Recently, I have been using in preference an irregular triangular mesh (as shown right), of which the stations are the nodes. The weighting is made by assigning to each station a third of the area of each triangle that they are part of (see here). This has complete area coverage. I have continued to publish results from both the grid and mesh weighting.

The code below shows how to form both kinds of weights. Note that the weighting does not use the actual measurements, only their existence. Stations with no result in a month get zero weight. There is no need for the weights to add to 1, because any weighted sum is always divided by a normalising sum.


The stage begins by loading saved data from the previous part. At this stage the land and SST data are concatenated, and a combined inventory made, from which the lat/lon of each station will be needed. R[] are filenames of saved data, consistent with the job control.
if(do[3]){ #stage 3 -  wts from supplied x
 load(R[2])  # ERSST x,iv
 x0=x;i0=cbind(iv,NA,NA,NA,NA); rad=pi/180;
 load(R[1])  # GHCN x,iv
 colnames(i0)=colnames(iv)
 x=rbind(x,x0);iv=rbind(iv,i0)  # combine

Then the choice is made (from the job, third char) between grid and mesh. We'll start with grid:
 if(kind[3]=="g"){  #Grid
  dl=180/36 # 36*72 grid for wts
  jv=as.matrix(iv[,1:2])%/%dl # latlon integer number for each cell
  y=cos((jv[,1]+.5)*dl*rad)  #trig weighting for area each cell
  kv=drop(jv%*%c(72,1)+1297)  # Give each cell a unique number
  w=array(0,dim(x))
  for(i in 1:ncol(x)){  # over months
   j=which(!is.na(x[,i])) #  stations with data
   s=1/table(kv[j]) # stations in each cell
   u=as.numeric(names(s)) #cell numbers
   k1=match(kv[j],u) # which cell numbers belong to each stat
   w[j,i]=y[j]*s[k1]
  }
 }else{ # Mesh

It's just a matter of assigning a unique number to each cell, and a vector with an entry for each of those numbers, and going through each month/year, counting. In R it is important to use fairly coarse-grained operations, because each command has an interpretive overhead.

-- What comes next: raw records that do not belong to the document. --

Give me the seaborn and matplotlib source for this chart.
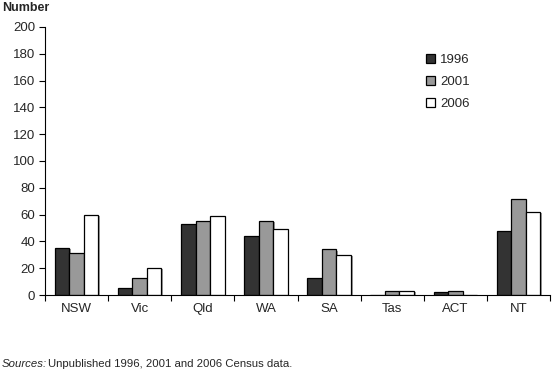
import pandas as pd
import numpy as np
import matplotlib
matplotlib.use('Agg')
import matplotlib.pyplot as plt
import matplotlib.patheffects as pe
import seaborn as sns

# data
states = ['NSW', 'Vic', 'Qld', 'WA', 'SA', 'Tas', 'ACT', 'NT']
years = ['1996', '2001', '2006']
y1996 = [35, 5, 53, 44, 13, 0, 2, 48]
y2001 = [31, 13, 55, 55, 34, 3, 3, 72]
y2006 = [60, 20, 59, 49, 30, 3, 0, 62]
colors = ['#333333', '#999999', '#ffffff']

# long format for seaborn
data = pd.DataFrame({
    'State': states * 3,
    'Year': [years[0]] * 8 + [years[1]] * 8 + [years[2]] * 8,
    'Number': y1996 + y2001 + y2006,
})

sns.set_style('white')
plt.rcParams['font.family'] = ['Liberation Sans', 'DejaVu Sans']

fig = plt.figure(figsize=(5.53, 3.7), dpi=100)
ax = fig.add_axes([45 / 553, 1 - 295 / 370, 505 / 553, 268 / 370])

sns.barplot(data=data, x='State', y='Number', hue='Year', palette=colors,
            width=0.69, edgecolor='black', linewidth=0.9, saturation=1, ax=ax)

# small grey drop shadow like the original
for p in ax.patches:
    p.set_path_effects([pe.SimplePatchShadow(offset=(1.2, -0.8), shadow_rgbFace='#888888', alpha=0.8),
                        pe.Normal()])

ax.set_ylim(0, 200)
ax.set_xlim(-0.5, 7.5)
ax.set_yticks(range(0, 201, 20))
ax.set_xlabel('')
ax.set_ylabel('')
ax.set_xticks(np.arange(8))
ax.set_xticklabels(states)
ax.set_xticks(np.arange(-0.5, 8, 1), minor=True)
ax.tick_params(axis='x', which='major', length=0, labelsize=9.5, pad=6)
ax.tick_params(axis='x', which='minor', length=4, width=0.8, color='black', direction='out', bottom=True)
ax.tick_params(axis='y', length=4, width=0.8, color='black', direction='out', left=True, labelsize=9.5, pad=3)

sns.despine(ax=ax)
for s in ['left', 'bottom']:
    ax.spines[s].set_color('black')
    ax.spines[s].set_linewidth(0.8)

leg = ax.legend(frameon=False, fontsize=9.5, loc='upper left', bbox_to_anchor=(0.73, 0.945),
                handlelength=0.7, handleheight=0.7, handletextpad=0.4, labelspacing=0.75)
for h in leg.legend_handles:
    h.set_path_effects([])

fig.text(2 / 553, 1 - 8 / 370, 'Number', fontsize=9, fontweight='bold', va='center', ha='left')
fig.text(2 / 553, 1 - 364 / 370, 'Sources:', fontsize=8.2, va='center', ha='left', style='italic')
fig.text(48 / 553, 1 - 364 / 370, 'Unpublished 1996, 2001 and 2006 Census data.', fontsize=8.2,
         va='center', ha='left')

fig.savefig('out.png', dpi=100)
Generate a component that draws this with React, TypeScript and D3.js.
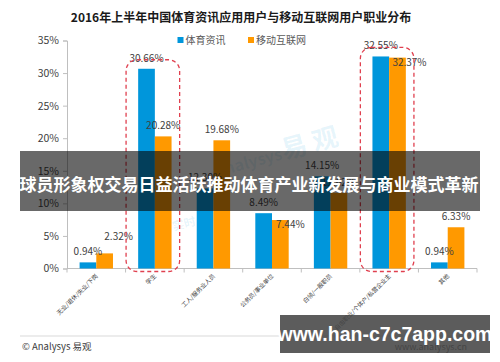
import { useEffect, useRef } from 'react';
import * as d3 from 'd3';

const categories = ['无业/退休/失业/下岗', '学生', '工人/服务业人员', '公务员/事业单位', '白领/一般职员', '自由职业/个体户/私营企业主', '其他'];
const seriesNames = ['体育资讯', '移动互联网'];
const sportsValues = [0.94, 30.66, 12.3, 8.49, 14.15, 32.55, 0.94];
const mobileValues = [2.32, 20.28, 19.68, 7.44, 11.62, 32.37, 6.33];
const yTicks = [0, 5, 10, 15, 20, 25, 30, 35];
const highlighted = ['学生', '自由职业/个体户/私营企业主'];

const title = '2016年上半年中国体育资讯应用用户与移动互联网用户职业分布';
const bannerText = '球员形象权交易日益活跃推动体育产业新发展与商业模式革新';
const colors = ['#0096db', '#ff9900'];
const font = '"Noto Sans CJK SC", "Noto Sans", sans-serif';

// excel-ish label placement that does not sit centered over the bar
const labelNudge: Record<string, [number, number]> = {
    '0-1': [14, -6],
    '3-1': [10, 15],
    '5-1': [12, 15],
};

function App() {
    const svgRef = useRef<SVGSVGElement>(null);

    useEffect(() => {
        if (!svgRef.current) return;
        const svg = d3.select(svgRef.current);
        svg.selectAll('*').remove();

        const W = 500, H = 362;
        const left = 67, right = 477, top = 40.5, bottom = 268.5;

        svg.append('rect').attr('width', W).attr('height', H).attr('fill', '#fff');

        const x0 = d3.scaleBand<string>().domain(categories).range([left, right]).paddingInner(0.43).paddingOuter(0.215);
        const x1 = d3.scaleBand<string>().domain(seriesNames).range([0, x0.bandwidth()]);
        const y = d3.scaleLinear().domain([0, 35]).range([bottom, top]);

        // title
        svg.append('text')
            .attr('x', 241).attr('y', 22)
            .attr('text-anchor', 'middle')
            .attr('font-family', font).attr('font-weight', 'bold').attr('font-size', 12)
            .attr('fill', '#1a1a1a')
            .text(title);

        // faint watermark
        const wm = svg.append('g').attr('fill', '#0096db').attr('fill-opacity', 0.1).attr('font-family', font).attr('font-weight', 'bold');
        wm.append('text').attr('transform', 'translate(312,152) rotate(-15)').attr('text-anchor', 'middle').attr('font-size', 26).text('易 观');
        wm.append('text').attr('transform', 'translate(250,168) rotate(-15)').attr('text-anchor', 'middle').attr('font-size', 16).text('analysys');
        wm.append('text').attr('transform', 'translate(185,228) rotate(-15)').attr('text-anchor', 'middle').attr('font-size', 12).text('实时');

        // y axis
        const yAxis = svg.append('g')
            .attr('transform', `translate(${left},0)`)
            .call(d3.axisLeft(y).tickValues(yTicks).tickFormat((d) => `${d}%`).tickSize(4).tickPadding(4));
        yAxis.select('.domain').attr('stroke', '#bfbfbf');
        yAxis.selectAll('.tick line').attr('stroke', '#bfbfbf');
        yAxis.selectAll('.tick text').attr('font-family', font).attr('font-size', 10.5).attr('fill', '#404040');

        // x axis
        svg.append('line').attr('x1', left).attr('x2', right).attr('y1', bottom).attr('y2', bottom).attr('stroke', '#bfbfbf');
        const step = x0.step();
        const edge = (step - x0.bandwidth()) / 2;
        categories.forEach((c, i) => {
            const bx = x0(c)! - edge;
            svg.append('line').attr('x1', bx).attr('x2', bx).attr('y1', bottom).attr('y2', bottom + 4).attr('stroke', '#bfbfbf');
            if (i === categories.length - 1) {
                svg.append('line').attr('x1', bx + step).attr('x2', bx + step).attr('y1', bottom).attr('y2', bottom + 4).attr('stroke', '#bfbfbf');
            }
            const cx = x0(c)! + x0.bandwidth() / 2;
            svg.append('text')
                .attr('transform', `translate(${cx + 2},${bottom + 8}) rotate(-45)`)
                .attr('text-anchor', 'end')
                .attr('font-family', font).attr('font-size', 6)
                .attr('fill', '#404040')
                .text(c);
        });

        // bars
        const series = [sportsValues, mobileValues];
        series.forEach((vals, si) => {
            svg.append('g').selectAll('rect')
                .data(vals)
                .join('rect')
                .attr('x', (_, i) => x0(categories[i])! + x1(seriesNames[si])!)
                .attr('y', (d) => y(d))
                .attr('width', x1.bandwidth())
                .attr('height', (d) => bottom - y(d))
                .attr('fill', colors[si]);
        });

        // value labels
        series.forEach((vals, si) => {
            vals.forEach((v, i) => {
                const n = labelNudge[`${i}-${si}`] ?? [0, 0];
                svg.append('text')
                    .attr('x', x0(categories[i])! + x1(seriesNames[si])! + x1.bandwidth() / 2 + n[0])
                    .attr('y', y(v) - 7 + n[1])
                    .attr('text-anchor', 'middle')
                    .attr('font-family', font).attr('font-size', 10)
                    .attr('fill', '#404040')
                    .text(`${v.toFixed(2)}%`);
            });
        });

        // dashed highlight boxes
        highlighted.forEach((c) => {
            const i = categories.indexOf(c);
            const maxV = Math.max(sportsValues[i], mobileValues[i]);
            const bx = x0(c)! - edge;
            svg.append('rect')
                .attr('x', bx + 0.5)
                .attr('y', y(maxV) - 9)
                .attr('width', step - 5)
                .attr('height', bottom + 3 - (y(maxV) - 9))
                .attr('rx', 11)
                .attr('fill', 'none')
                .attr('stroke', '#e0404f')
                .attr('stroke-width', 1.3)
                .attr('stroke-dasharray', '4,3');
        });

        // legend
        const lg = svg.append('g').attr('font-family', font).attr('font-size', 10).attr('fill', '#595959');
        const legendX = [177.5, 248];
        seriesNames.forEach((s, i) => {
            lg.append('rect').attr('x', legendX[i]).attr('y', 37).attr('width', 6).attr('height', 6).attr('fill', colors[i]);
            lg.append('text').attr('x', legendX[i] + 8).attr('y', 44).text(s);
        });

        // footer
        svg.append('line').attr('x1', 20).attr('x2', 482).attr('y1', 336).attr('y2', 336).attr('stroke', '#d9d9d9');
        svg.append('text')
            .attr('x', 22).attr('y', 350)
            .attr('font-family', font).attr('font-size', 9.5).attr('fill', '#404040')
            .text('© Analysys 易观');
        svg.append('text')
            .attr('x', 467).attr('y', 350)
            .attr('text-anchor', 'end')
            .attr('font-family', font).attr('font-size', 9).attr('fill', '#404040')
            .text('www.analysys.cn');

        // headline banner over the chart
        svg.append('rect').attr('x', 20).attr('y', 151).attr('width', 460).attr('height', 60).attr('fill', 'rgb(5,5,5)').attr('fill-opacity', 0.6);
        svg.append('text')
            .attr('x', 249).attr('y', 191)
            .attr('text-anchor', 'middle')
            .attr('font-family', font).attr('font-weight', 'bold').attr('font-size', 17)
            .attr('fill', '#fff')
            .text(bannerText);

        // site watermark box
        svg.append('rect').attr('x', 280).attr('y', 315).attr('width', 210).attr('height', 38).attr('fill', 'rgb(70,70,70)').attr('fill-opacity', 0.88);
        svg.append('text')
            .attr('x', 385).attr('y', 341)
            .attr('text-anchor', 'middle')
            .attr('font-family', '"Liberation Sans", Arial, sans-serif').attr('font-weight', 'bold').attr('font-size', 19.5)
            .attr('fill', '#fff')
            .text('www.han-c7c7app.com');
    }, []);

    return (
        <svg ref={svgRef} width={500} height={362} style={{ position: 'absolute', left: 0, top: 0 }}></svg>
    );
}

export default App;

Then continuing with the "else" part, for mesh weighting
  require("geometry")
  require("alphahull")
  a=pc("w_",R[3])
  if(file.exists(a)){load(a)}else{w=array(0,dim(x))}  # old mesh
  a=cos(cbind(iv[,1:2],90-iv[,1:2])*rad)
  z=cbind(a[,1]*a[,c(2,4)],a[,3]) # to 3D coords
  if(!exists("w_yr"))w_yr=yr
  w=w[,mth(w_yr)%in%mth(yr)]
  if(sum(dim(w)==dim(x))<2){w=array(0,dim(x));}
  for(ii in 1:ncol(x)){
   o=!is.na(x[,ii]) # stations with data
   no=sum(o); if(no<9)next;  # skip months at the end
   if(sum(xor(o,(w[,ii]>0)))==0)next; # w slots match x, so use old mesh
   y=z[o,]
   m=convhulln(y) # convex hull (tri mesh)
   A=0
   B=cbind(y[m[,1],],y[m[,2],],y[m[,3],])
   for(j in 0:2){  # determinants for areas
    k=(c(0:2,0,2,1)+j)%%3+c(1,4,7)
    A=A+B[,k[1]]*B[,k[2]]*B[,k[3]]-B[,k[4]]*B[,k[5]]*B[,k[6]]
   }
   A=abs(A)  # triangles from convhulln have varied orientation
   n=cbind(c(m),rep(A,3)) # long list with areas matched to nodes
   k=which(o)
   w[!o,ii]=0
   w[o,ii]=1e-9  # to mark stations that missed wt but have x entries
   for(jj in 1:99){  # Adding areas for nodes
    i=match(1:sum(o),n[,1]) # find first matches in mesh
    q=which(!is.na(i))
    w[k[q],ii]=w[k[q],ii]+n[i[q],2]  # add in area
    n=rbind(n[-i[q],]) # take out matches
    if(length(n)<1)break;
   }
   print(c(ii,nrow(m),sum(w[,ii])/pi/24))
  } # end mesh months loop

This is more complicated. The mesh is actually the convex hull of the points on the sphere, which the R package alphahull calculates via convhulln(). This is quite time consuming (about 20 mins on my PC), so I save the results on a "w_.." file. So it reads the most recent, if any, and for months where the pattern of months matches, it uses the stored, which is much faster. Also the lat/lon of stations are converted to a unit sphere.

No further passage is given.